Victoria Tester
First Horses, 1519

We were thrown into the sea
at the Horse Latitudes.

Our manes spit foam at the moon, our hooves
plowed salt from our lungs

until we heard the last syllable
of the grieving Arab’s lullaby.

Then we rolled like opened wooden chests over
the black floor of the Atlantic,

we were death looking for a white sail.

Those of us who lived
went through the green door of a New World

where we where slaves.
Gentled men and women who’d forgotten
their own secrets.

We kept what we forgot
locked in our eyes and we rode into cornfields,

into war, under the heavy thighs
of men we wore like silver idols.

Among the first laws of New Spain, it was ordained
no Indian could ride us.

We heard them tell the Indians we were immortal.

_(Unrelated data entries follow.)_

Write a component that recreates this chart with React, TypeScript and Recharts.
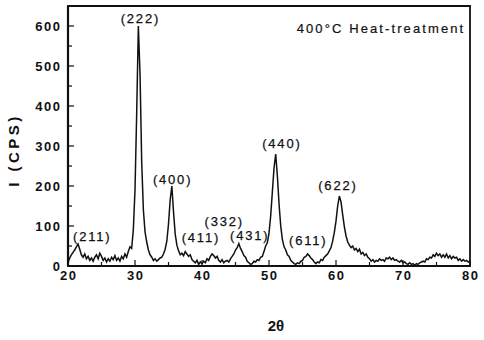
import React from 'react';
import { LineChart, Line, XAxis, YAxis, ReferenceArea, ReferenceDot } from 'recharts';

const FONT = '"Liberation Sans", Arial, Helvetica, sans-serif';

// Diffraction scan: 2θ from 20° to 80° in 0.25° steps
const scanStart = 20;
const scanStep = 0.25;
const counts = [
  8, 20, 28, 34,
  40, 48, 55, 42,
  28, 22, 30, 18,
  24, 14, 20, 12,
  22, 28, 18, 32,
  24, 14, 20, 10,
  18, 12, 22, 16,
  26, 14, 20, 12,
  24, 18, 30, 22,
  36, 48, 44, 90,
  190, 380, 600, 480,
  260, 140, 85, 60,
  40, 28, 22, 14,
  18, 12, 16, 20,
  22, 30, 42, 62,
  105, 165, 200, 135,
  80, 52, 38, 28,
  32, 26, 36, 30,
  24, 28, 16, 12,
  8, 14, 4, 10,
  6, 12, 8, 18,
  14, 24, 30, 26,
  20, 24, 14, 10,
  16, 8, 12, 14,
  10, 18, 24, 30,
  40, 46, 56, 44,
  36, 26, 22, 12,
  8, 4, 6, 12,
  10, 16, 14, 22,
  24, 36, 50, 58,
  82, 125, 185, 245,
  280, 225, 155, 100,
  66, 48, 40, 28,
  24, 14, 10, 6,
  4, 8, 6, 12,
  14, 22, 24, 30,
  26, 20, 16, 10,
  6, 10, 8, 16,
  14, 22, 26, 30,
  38, 46, 62, 84,
  112, 150, 175, 160,
  128, 98, 75, 60,
  52, 46, 50, 40,
  44, 36, 42, 30,
  34, 26, 30, 22,
  18, 12, 16, 10,
  14, 12, 18, 14,
  16, 12, 20, 18,
  22, 16, 20, 14,
  16, 12, 10, 14,
  8, 10, 6, 4,
  8, 4, 6, 2,
  6, 4, 8, 10,
  12, 10, 18, 16,
  22, 20, 28, 24,
  32, 26, 30, 22,
  28, 22, 30, 20,
  26, 18, 24, 20,
  22, 14, 18, 12,
  16, 12, 14, 10,
  12,
];

const xTicks = [20, 25, 30, 35, 40, 45, 50, 55, 60, 65, 70, 75, 80];
const xTickLabels = [20, 30, 40, 50, 60, 70, 80];
const yTicks = [0, 50, 100, 150, 200, 250, 300, 350, 400, 450, 500, 550, 600];
const yTickLabels = [0, 100, 200, 300, 400, 500, 600];

// Miller indices and where each annotation sits (2θ, counts)
const reflections = ['(211)', '(222)', '(400)', '(411)', '(332)', '(431)', '(440)', '(611)', '(622)'];
const reflectionAngles = [23.48, 30.67, 35.48, 39.7, 43.18, 47.0, 51.79, 55.72, 60.15];
const reflectionLevels = [73, 620, 216, 71, 112, 77, 306, 63, 201];

const title = '400°C Heat-treatment';
const xTitle = '2θ';
const yTitle = 'I (CPS)';

const data = counts.map((c, i) => ({ angle: scanStart + i * scanStep, counts: c }));

const tickText = {
  fontFamily: FONT,
  fontSize: 13,
  fontWeight: 700,
  fill: '#111',
  letterSpacing: 1.5,
};

const XTick = (props: any) => {
  const { x, y, payload } = props;
  const v = payload.value;
  const major = xTickLabels.includes(v);
  return (
    <g>
      <line x1={x} x2={x} y1={y} y2={y - (major ? 6 : 4)} stroke="#111" strokeWidth={1.2} />
      {major && (
        <text x={x + 0.75} y={y + 14} textAnchor="middle" {...tickText}>
          {v}
        </text>
      )}
    </g>
  );
};

const YTick = (props: any) => {
  const { x, y, payload } = props;
  const v = payload.value;
  const major = yTickLabels.includes(v);
  return (
    <g>
      <line x1={x} x2={x + (major ? 6 : 4)} y1={y} y2={y} stroke="#111" strokeWidth={1.2} />
      {major && (
        <text x={x - 6.5} y={y + 4.5} textAnchor="end" {...tickText}>
          {v}
        </text>
      )}
    </g>
  );
};

const YTitle = () => (
  <text
    x={19}
    y={150}
    transform="rotate(-90 19 150)"
    textAnchor="middle"
    fontFamily={FONT}
    fontSize={15}
    fontWeight={700}
    letterSpacing={3.5}
    fill="#111"
  >
    {yTitle}
  </text>
);

const XTitle = () => (
  <text x={276} y={331} textAnchor="middle" fontFamily={FONT} fontSize={15} fontWeight={700} fill="#111">
    {xTitle}
  </text>
);

const peakLabel = (text: string) => (props: any) => {
  const vb = props.viewBox || {};
  const cx = (vb.x ?? 0) + (vb.width ?? 0) / 2;
  const cy = (vb.y ?? 0) + (vb.height ?? 0) / 2;
  return (
    <text
      x={cx + 0.9}
      y={cy + 4.5}
      textAnchor="middle"
      fontFamily={FONT}
      fontSize={13}
      letterSpacing={1.8}
      fill="#111"
      stroke="#111"
      strokeWidth={0.25}
    >
      {text}
    </text>
  );
};

const titleLabel = (props: any) => {
  const vb = props.viewBox || {};
  return (
    <text
      x={(vb.x ?? 0) + 2}
      y={(vb.y ?? 0) + 4.5}
      textAnchor="end"
      fontFamily={FONT}
      fontSize={13}
      letterSpacing={2.1}
      fill="#111"
      stroke="#111"
      strokeWidth={0.2}
    >
      {title}
    </text>
  );
};

export default function App() {
  return (
    <div style={{ position: 'absolute', left: 0, top: 0, width: 484, height: 340, background: '#fff' }}>
      <LineChart width={484} height={340} data={data} margin={{ top: 6, right: 14, bottom: 44, left: 0 }}>
        <XAxis
          dataKey="angle"
          type="number"
          domain={[20, 80]}
          ticks={xTicks}
          interval={0}
          tickSize={0}
          tickMargin={0}
          tickLine={false}
          tick={<XTick />}
          axisLine={{ stroke: '#111', strokeWidth: 2.2 }}
          label={<XTitle />}
          allowDataOverflow
        />
        <YAxis
          type="number"
          width={68}
          domain={[0, 650]}
          ticks={yTicks}
          interval={0}
          tickSize={0}
          tickMargin={0}
          tickLine={false}
          tick={<YTick />}
          axisLine={{ stroke: '#111', strokeWidth: 2.2 }}
          label={<YTitle />}
          allowDataOverflow
        />
        <ReferenceArea x1={20} x2={80} y1={0} y2={650} fill="none" stroke="#111" strokeWidth={1.8} ifOverflow="visible" />
        <Line
          type="linear"
          dataKey="counts"
          stroke="#111"
          strokeWidth={1.5}
          dot={false}
          isAnimationActive={false}
        />
        {reflections.map((r, i) => (
          <ReferenceDot
            key={r}
            x={reflectionAngles[i]}
            y={reflectionLevels[i]}
            r={0}
            fill="none"
            stroke="none"
            label={peakLabel(r)}
            ifOverflow="visible"
          />
        ))}
        <ReferenceDot x={79} y={594} r={0} fill="none" stroke="none" label={titleLabel} ifOverflow="visible" />
      </LineChart>
    </div>
  );
}
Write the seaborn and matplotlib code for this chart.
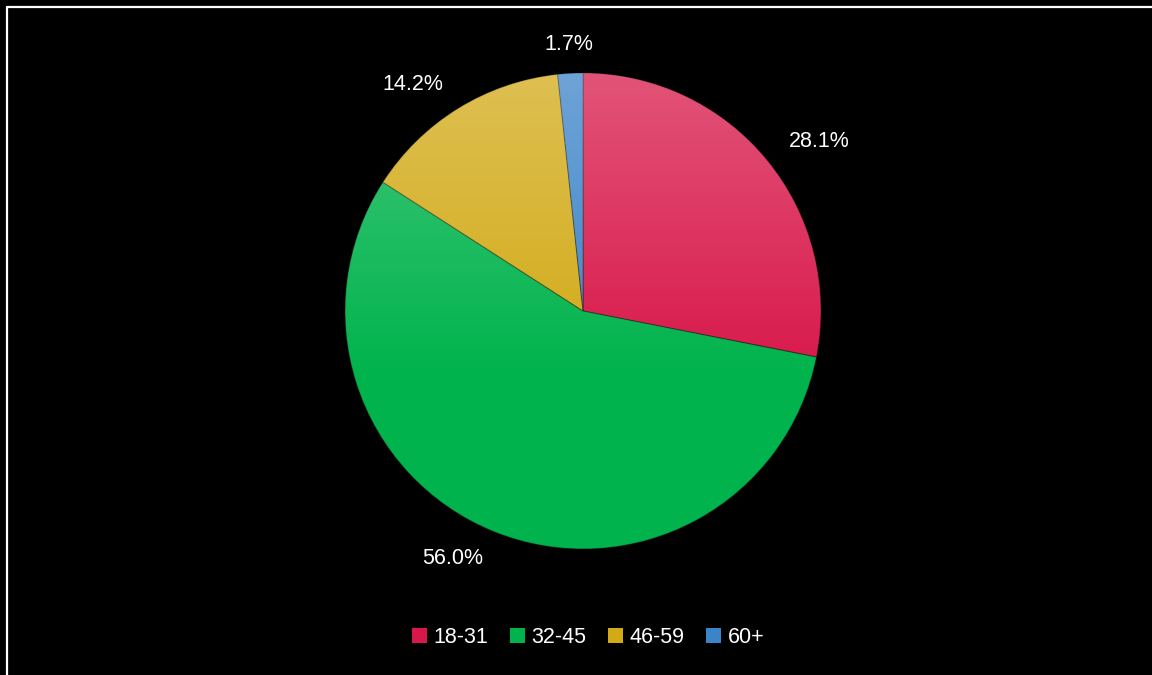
import numpy as np
import matplotlib
matplotlib.use("Agg")
import matplotlib.pyplot as plt
import seaborn as sns
from matplotlib.patches import Patch, Circle
from matplotlib.lines import Line2D

age_groups = ["18-31", "32-45", "46-59", "60+"]
shares = [28.1, 56.0, 14.2, 1.7]
colors = ["#d8184a", "#00b34c", "#d2aa16", "#3c84c8"]

sns.set_theme(style="dark")
plt.rcParams["font.family"] = ["Liberation Sans", "DejaVu Sans"]

fig = plt.figure(figsize=(11.52, 6.75), dpi=100, facecolor="black")
ax = fig.add_axes([0.2995, 0.1867, 0.4132, 0.7052])
ax.set_facecolor("black")

wedges, texts, autotexts = ax.pie(
    shares,
    colors=colors,
    startangle=90,
    counterclock=False,
    autopct="%.1f%%",
    wedgeprops=dict(edgecolor=(0, 0, 0, 0.35), linewidth=0.8),
    textprops=dict(color="white", fontsize=15.5),
)
ax.set_xlim(-1, 1)
ax.set_ylim(-1, 1)
ax.axis("off")

# put each label just outside its slice, anchored on the side facing the pie
for w, t in zip(wedges, autotexts):
    ang = np.deg2rad((w.theta1 + w.theta2) / 2)
    x, y = 1.12 * np.cos(ang), 1.12 * np.sin(ang)
    t.set_position((x, y))
    if abs(x) < 0.1:
        t.set_ha("center")
    else:
        t.set_ha("left" if x > 0 else "right")
    t.set_va("center")

# soft vertical gradient, lighter at the top
t_ = np.linspace(0, 1, 256)
alpha = np.clip(0.26 * (1 - t_ / 0.65), 0, None).reshape(-1, 1)
grad = np.ones((256, 1, 4))
grad[..., 3] = alpha
im = ax.imshow(grad, extent=(-1, 1, -1, 1), origin="upper", aspect="auto", zorder=3)
im.set_clip_path(Circle((0, 0), 1, transform=ax.transData))

handles = [Patch(facecolor=c, edgecolor="none") for c in colors]
leg = ax.legend(handles, age_groups, loc="center", bbox_to_anchor=(588 / 1152, 0.055),
                bbox_transform=fig.transFigure, ncol=4, frameon=False,
                handlelength=0.7, handleheight=0.7, handletextpad=0.3,
                columnspacing=1.0, fontsize=15.5)
for t in leg.get_texts():
    t.set_color("white")

# thin white frame along the top and left edges
fig.add_artist(Line2D([7 / 1152, 7 / 1152], [0, 1 - 7 / 675], color="white", lw=1.6))
fig.add_artist(Line2D([7 / 1152, 1], [1 - 7 / 675, 1 - 7 / 675], color="white", lw=1.6))

fig.savefig("out.png", dpi=100, facecolor="black")
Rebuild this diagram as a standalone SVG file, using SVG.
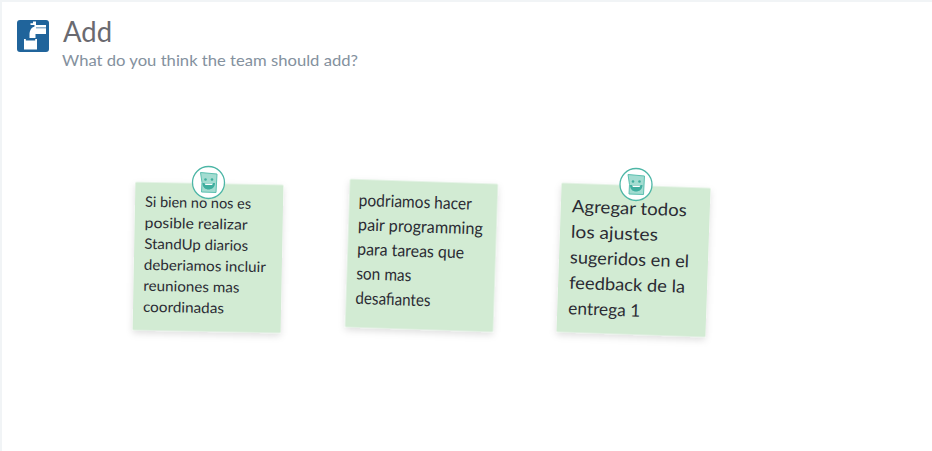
<svg xmlns="http://www.w3.org/2000/svg" width="932" height="451" viewBox="0 0 932 451">
<style>
.title{font-family:"Lato","Liberation Sans",sans-serif;font-size:28px;font-weight:400;fill:#6a6a70}
.sub{font-family:"Lato","Liberation Sans",sans-serif;font-size:16px;font-weight:400;fill:#84919e}
.note{fill:#d2ebd3;filter:url(#sh)}
.t{font-family:"Lato","Noto Sans",sans-serif;fill:#2b2b33}
.badge{fill:#fff;stroke:#4db6a6;stroke-width:1.3}
.paper{fill:#a3dcd1;stroke:#5cc0b0;stroke-width:1}
.face{fill:#3fae9f}
.mouth{fill:#3fae9f}
</style>
<defs>
<filter id="sh" x="-15%" y="-15%" width="130%" height="130%"><feDropShadow dx="0" dy="3" stdDeviation="3.5" flood-color="#000" flood-opacity=".13"/></filter>
<g id="bd">
<circle class="badge" r="16"/>
<path class="paper" d="M-8-10 8.500-8.500 7.500 10-7 9.500-6.500 0Z"/>
<circle class="face" cx="-3" cy="-3" r="1.300"/><circle class="face" cx="3.500" cy="-3" r="1.300"/>
<path class="mouth" d="M-6 0.500H6.500C6.500 5 3 7 0 7S-6 5-6 0.500Z"/>
<path d="M-4 1H4.500L3.500 2.600H-3Z" fill="#fff"/>
</g>
</defs>
<rect width="932" height="451" fill="#f1f4f6"/>
<rect x="2" y="2" width="930" height="449" fill="#fff"/>
<g id="header">
<rect x="17" y="20" width="32" height="32" rx="3" fill="#20649b"/>
<path d="M33 21.500h3V25h10v2.500h-10v.8h10V34H35.500V38h-6V35c0-5 2-7.500 5-8.500V25h-4v-1.800h2.500Z" fill="#fff"/>
<path d="M24 39h1.800v1.500h9.400V39H37V49.500H24Z" fill="#fff"/>
<text class="title" x="63" y="42" textLength="49" lengthAdjust="spacingAndGlyphs">Add</text>
<text class="sub" x="62" y="65.500" textLength="296" lengthAdjust="spacingAndGlyphs">What do you think the team should add?</text>
</g>
<g id="note1" transform="rotate(1.1 208 257.500)">
<rect class="note" x="134" y="183.500" width="148" height="148" rx="1"/>
<g class="t" font-size="14.500">
<text x="144" y="208" textLength="106" lengthAdjust="spacingAndGlyphs">Si bien no nos es</text>
<text x="144" y="229" textLength="103" lengthAdjust="spacingAndGlyphs">posible realizar</text>
<text x="144" y="250" textLength="104" lengthAdjust="spacingAndGlyphs">StandUp diarios</text>
<text x="144" y="271" textLength="122" lengthAdjust="spacingAndGlyphs">deberiamos incluir</text>
<text x="144" y="292" textLength="96" lengthAdjust="spacingAndGlyphs">reuniones mas</text>
<text x="144" y="313" textLength="81" lengthAdjust="spacingAndGlyphs">coordinadas</text>
</g>
</g>
<use id="badge1" href="#bd" x="208.500" y="182.500"/>
<g id="note2" transform="rotate(1.9 421.500 255.500)">
<rect class="note" x="347.500" y="181.500" width="148" height="148" rx="1"/>
<g class="t" font-size="17">
<text x="357" y="208" textLength="113" lengthAdjust="spacingAndGlyphs">podriamos hacer</text>
<text x="357" y="232.500" textLength="125" lengthAdjust="spacingAndGlyphs">pair programming</text>
<text x="357" y="257" textLength="107" lengthAdjust="spacingAndGlyphs">para tareas que</text>
<text x="357" y="281.500" textLength="55" lengthAdjust="spacingAndGlyphs">son mas</text>
<text x="357" y="306" textLength="75" lengthAdjust="spacingAndGlyphs">desafiantes</text>
</g>
</g>
<g id="note3" transform="rotate(2 634 260)">
<rect class="note" x="559" y="185.500" width="149" height="149" rx="1"/>
<g class="t" font-size="17.500">
<text x="570" y="214.500" textLength="115" lengthAdjust="spacingAndGlyphs">Agregar todos</text>
<text x="570" y="240" textLength="87" lengthAdjust="spacingAndGlyphs">los ajustes</text>
<text x="570" y="265.500" textLength="119" lengthAdjust="spacingAndGlyphs">sugeridos en el</text>
<text x="570" y="291" textLength="116" lengthAdjust="spacingAndGlyphs">feedback de la</text>
<text x="570" y="316.500" textLength="72" lengthAdjust="spacingAndGlyphs">entrega 1</text>
</g>
</g>
<use id="badge3" href="#bd" x="636" y="184.500"/>
</svg>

That we were the lower part of a riding God,
and they must build corrals to hold us back

from devouring their human flesh.

The Indians watched our captors ride us with saddles
inlaid with silver and gold,

watched as our captors slept with us like silken women,
ran their tongues over the lashes of our velvet eyes,
made us beds next to their own.

The Indians went to war with us.

They burned us alive, or filled
us with arrows and ate the flesh from our necks
and left us among the gramma grasses.

When the first Apache chose one of our fastest
and rode away into thorns and pink hills,

the enemies of our enemies became our friends.

We loved those men who spoke into our manes
with sounds that had no word for king

and many for wind.

They sweated on us and rubbed our sweat
onto their bodies
until we were one.

They raced us and cast cords around our necks.

When winter weakened us they trapped us
in canyons or against bluffs

where our eyes rolled with the memory of salt waves.

They breathed into our nostrils until our spirits mingled,
and we gave them our speed and flesh
in exchange for their language
of wind.

Later, the horse-whisperers stepped forward, they were men
who were horses, too, of all colors. We chose them

for our healers, we
made them forget they were men
whose descendants would be born
inside fences, hospitals.

They almost made us forget the lightless bottom of the sea,
where our deaths are still calling like white sails.